[Start of Rows]
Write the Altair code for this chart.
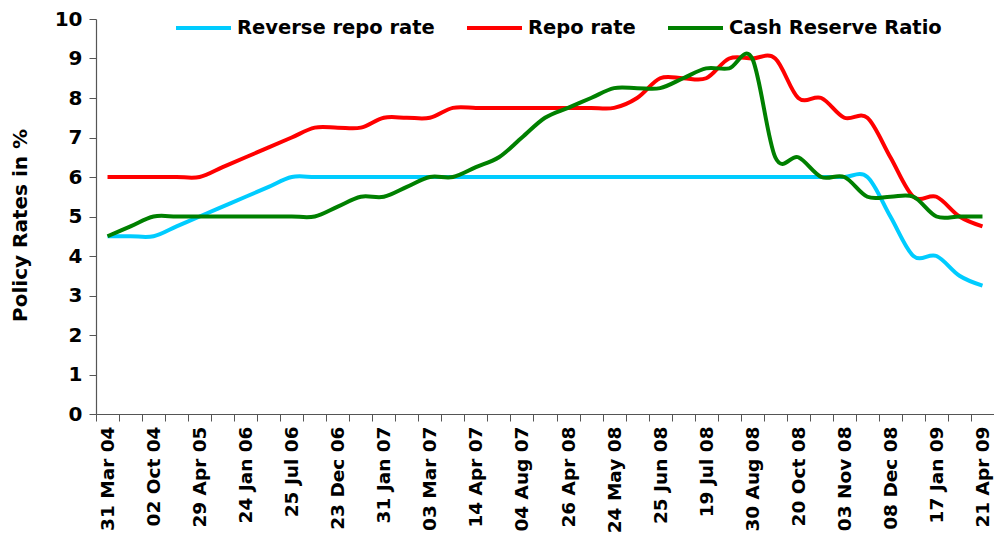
import json
import altair as alt
import pandas as pd

# ---- data ----
date_labels = ["31 Mar 04", "02 Oct 04", "29 Apr 05", "24 Jan 06", "25 Jul 06",
               "23 Dec 06", "31 Jan 07", "03 Mar 07", "14 Apr 07", "04 Aug 07",
               "26 Apr 08", "24 May 08", "25 Jun 08", "19 Jul 08", "30 Aug 08",
               "20 Oct 08", "03 Nov 08", "08 Dec 08", "17 Jan 09", "21 Apr 09"]

series_names = ["Reverse repo rate", "Repo rate", "Cash Reserve Ratio"]
series_colors = ["#00CCFF", "#FF0000", "#008000"]

reverse_repo = [4.5, 4.5, 4.5, 4.75, 5.0, 5.25, 5.5, 5.75, 6.0,
                6.0, 6.0, 6.0, 6.0, 6.0, 6.0, 6.0, 6.0, 6.0, 6.0,
                6.0, 6.0, 6.0, 6.0, 6.0, 6.0, 6.0, 6.0, 6.0, 6.0,
                6.0, 6.0, 6.0, 6.0, 6.0,
                5.0, 4.0, 4.0, 3.5, 3.25]

repo = [6.0, 6.0, 6.0, 6.0, 6.0, 6.25, 6.5, 6.75, 7.0,
        7.25, 7.25, 7.25, 7.5, 7.5, 7.5,
        7.75, 7.75, 7.75, 7.75, 7.75, 7.75, 7.75, 7.75,
        8.0, 8.5, 8.5, 8.5, 9.0, 9.0, 9.0,
        8.0, 8.0, 7.5, 7.5, 6.5, 5.5, 5.5, 5.0, 4.75]

crr = [4.5, 4.75, 5.0, 5.0, 5.0, 5.0, 5.0, 5.0, 5.0, 5.0,
       5.25, 5.5, 5.5, 5.75, 6.0, 6.0, 6.25, 6.5, 7.0, 7.5,
       7.75, 8.0, 8.25, 8.25, 8.25, 8.5, 8.75, 8.75, 9.0,
       6.5, 6.5, 6.0, 6.0, 5.5, 5.5, 5.5, 5.0, 5.0, 5.0]

rows = []
for name, vals in zip(series_names, [reverse_repo, repo, crr]):
    for i, v in enumerate(vals):
        rows.append({"idx": i, "rate": v, "series": name})
df = pd.DataFrame(rows)

n = len(repo)
W, H = 898, 395
half_cat = W / n / 2.0
FONT = "DejaVu Sans"

tick_values = [k - 0.5 for k in range(n + 1)]
labels_js = json.dumps(date_labels)
label_expr = (f"(datum.value + 0.5) % 2 == 0 && datum.value < {n - 1} "
              f"? {labels_js}[(datum.value + 0.5) / 2] : ''")

chart = alt.Chart(df).mark_line(
    interpolate="cardinal", strokeWidth=4
).encode(
    x=alt.X("idx:Q",
            scale=alt.Scale(domain=[-0.5, n - 0.5], nice=False, zero=False),
            axis=alt.Axis(values=tick_values, labelExpr=label_expr,
                          labelAngle=270, labelAlign="right", labelBaseline="middle",
                          labelOffset=half_cat, labelPadding=5,
                          labelFlush=False, labelOverlap=False,
                          labelFont=FONT, labelFontSize=18.5, labelFontWeight="bold",
                          labelColor="#000000",
                          tickSize=7, tickColor="#555555", domainColor="#555555",
                          tickWidth=1, domainWidth=1.2,
                          grid=False, title=None)),
    y=alt.Y("rate:Q",
            scale=alt.Scale(domain=[0, 10], nice=False),
            axis=alt.Axis(values=list(range(0, 11)), format="d",
                          labelFont=FONT, labelFontSize=20, labelFontWeight="bold",
                          labelColor="#000000", labelPadding=7,
                          tickSize=7, tickColor="#555555", domainColor="#555555",
                          tickWidth=1, domainWidth=1.2,
                          grid=False, title="Policy Rates in %",
                          titleFont=FONT, titleFontSize=20, titleFontWeight="bold",
                          titleColor="#000000", titlePadding=24, titleY=206)),
    color=alt.Color("series:N",
                    sort=series_names,
                    scale=alt.Scale(domain=series_names, range=series_colors),
                    legend=alt.Legend(orient="none", legendX=78, legendY=-20.5,
                                      direction="horizontal", title=None,
                                      symbolType="stroke", symbolSize=3025,
                                      symbolStrokeWidth=4, labelOffset=4,
                                      columnPadding=24,
                                      labelFont=FONT, labelFontSize=19.5,
                                      labelFontWeight="bold", labelColor="#000000",
                                      labelLimit=400)),
    order="idx:Q",
).properties(
    width=W, height=H,
    background="white",
    autosize=alt.AutoSizeParams(type="none"),
    padding={"left": 88, "top": 11, "right": 0, "bottom": 122},
).configure_view(stroke=None)

chart.save("out.html", embed_options={"renderer": "svg", "actions": False})
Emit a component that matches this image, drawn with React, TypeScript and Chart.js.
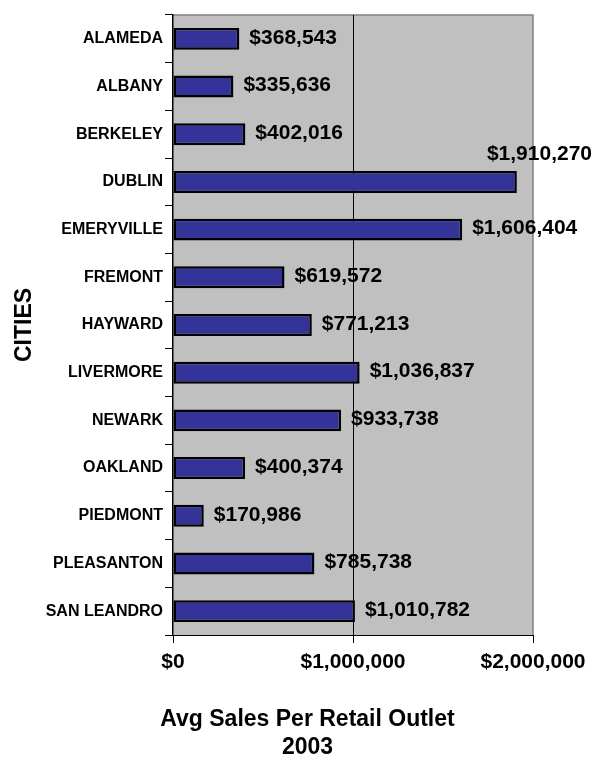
import React, { useEffect, useRef } from "react";
import { Chart, registerables } from "chart.js";

Chart.register(...registerables);

const cities = [
  "ALAMEDA",
  "ALBANY",
  "BERKELEY",
  "DUBLIN",
  "EMERYVILLE",
  "FREMONT",
  "HAYWARD",
  "LIVERMORE",
  "NEWARK",
  "OAKLAND",
  "PIEDMONT",
  "PLEASANTON",
  "SAN LEANDRO",
];
const avgSales = [
  368543, 335636, 402016, 1910270, 1606404, 619572, 771213, 1036837, 933738,
  400374, 170986, 785738, 1010782,
];
const xTickValues = [0, 1000000, 2000000];
const xAxisTitle = ["Avg Sales Per Retail Outlet", "2003"];
const yAxisTitle = "CITIES";

const FONT = '"Liberation Sans", Arial, Helvetica, sans-serif';

const fmt = (v: number) =>
  "$" + String(Math.round(v)).replace(/\B(?=(\d{3})+(?!\d))/g, ",");

const plotBg = {
  id: "plotBg",
  beforeDraw(chart: any) {
    const { ctx, chartArea: a } = chart;
    ctx.save();
    ctx.fillStyle = "#C0C0C0";
    ctx.fillRect(a.left, a.top, a.right - a.left, a.bottom - a.top);
    ctx.strokeStyle = "#808080";
    ctx.lineWidth = 1.5;
    ctx.beginPath();
    ctx.moveTo(a.left, a.top);
    ctx.lineTo(a.right, a.top);
    ctx.lineTo(a.right, a.bottom);
    ctx.stroke();
    ctx.restore();
  },
};

const valueLabels = {
  id: "valueLabels",
  afterDatasetsDraw(chart: any) {
    const { ctx } = chart;
    const meta = chart.getDatasetMeta(0);
    ctx.save();
    ctx.font = `bold 21px ${FONT}`;
    ctx.fillStyle = "#000";
    ctx.textBaseline = "middle";
    meta.data.forEach((bar: any, i: number) => {
      const text = fmt(avgSales[i]);
      const w = ctx.measureText(text).width;
      const { x, y, height } = bar.getProps(["x", "y", "height"], true);
      if (x + 10 + w > chart.width - 8) {
        ctx.textAlign = "right";
        ctx.fillText(text, chart.width - 11, y - height - 6);
      } else {
        ctx.textAlign = "left";
        ctx.fillText(text, x + 10, y - 1);
      }
    });
    ctx.restore();
  },
};

const bottomTitle = {
  id: "bottomTitle",
  afterDraw(chart: any) {
    const { ctx } = chart;
    ctx.save();
    ctx.font = `bold 23px ${FONT}`;
    ctx.fillStyle = "#000";
    ctx.textAlign = "center";
    ctx.textBaseline = "middle";
    const cx = chart.width / 2 + 6;
    ctx.fillText(xAxisTitle[0], cx, 720);
    ctx.fillText(xAxisTitle[1], cx, 748);
    ctx.restore();
  },
};

export default function App() {
  const ref = useRef<HTMLCanvasElement | null>(null);

  useEffect(() => {
    if (!ref.current) return;
    const chart = new Chart(ref.current, {
      type: "bar",
      data: {
        labels: cities,
        datasets: [
          {
            data: avgSales,
            backgroundColor: "#333399",
            borderColor: "#000000",
            borderWidth: 2.5,
            borderSkipped: false,
            barPercentage: 0.46,
            categoryPercentage: 1,
          },
        ],
      },
      options: {
        indexAxis: "y",
        responsive: false,
        animation: false,
        devicePixelRatio: 1,
        layout: { padding: { top: 15, right: 70, bottom: 0, left: 0 } },
        plugins: {
          legend: { display: false },
          tooltip: { enabled: false },
          title: { display: false },
        },
        scales: {
          x: {
            type: "linear",
            min: 0,
            max: 2000000,
            afterBuildTicks(scale: any) {
              scale.ticks = xTickValues.map((v) => ({ value: v }));
            },
            grid: {
              color: (c: any) =>
                c.tick && c.tick.value === 1000000 ? "#000" : "rgba(0,0,0,0)",
              tickColor: "#000",
              tickLength: 8,
              drawTicks: true,
              lineWidth: 1,
            },
            border: { display: true, color: "#000", width: 1 },
            ticks: {
              color: "#000",
              font: { family: FONT, size: 21, weight: "bold" },
              padding: 7,
              maxRotation: 0,
              autoSkip: false,
              callback: (v: any) => fmt(Number(v)),
            },
            afterFit(scale: any) {
              scale.height = 129;
            },
          },
          y: {
            type: "category",
            grid: {
              offset: true,
              drawOnChartArea: false,
              drawTicks: true,
              tickLength: 8,
              tickColor: "#000",
              lineWidth: 1,
            },
            border: { display: true, color: "#000", width: 1.5 },
            ticks: {
              color: "#000",
              font: { family: FONT, size: 16, weight: "bold" },
              padding: 2,
              autoSkip: false,
            },
            title: {
              display: true,
              text: yAxisTitle,
              color: "#000",
              font: { family: FONT, size: 23, weight: "bold" },
              padding: { top: 11, bottom: 0 },
            },
            afterFit(scale: any) {
              scale.width = 173;
            },
          },
        },
      },
      plugins: [plotBg, valueLabels, bottomTitle],
    } as any);
    return () => chart.destroy();
  }, []);

  return (
    <div style={{ position: "absolute", left: 0, top: 0, width: 603, height: 764 }}>
      <canvas ref={ref} width={603} height={764} style={{ display: "block" }} />
    </div>
  );
}
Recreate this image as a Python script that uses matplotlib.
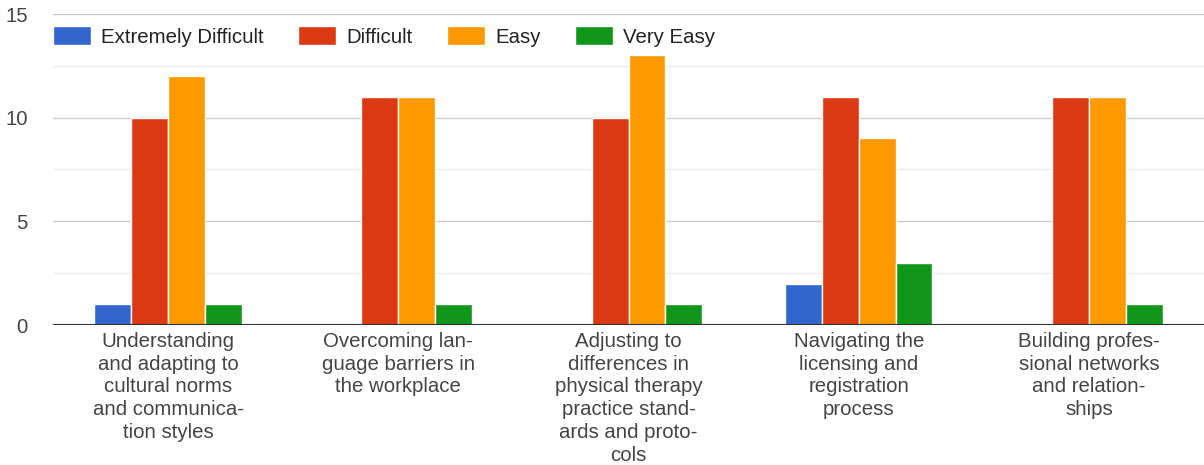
[End of Rows]
**Given exercise**
Exactly reproduce the run of lines from the start of the listing through the line with "import pandas as pd", inclusive; pictures are not copied.

**Solved problem**
Write the Altair code for this chart.
import json
import altair as alt
import pandas as pd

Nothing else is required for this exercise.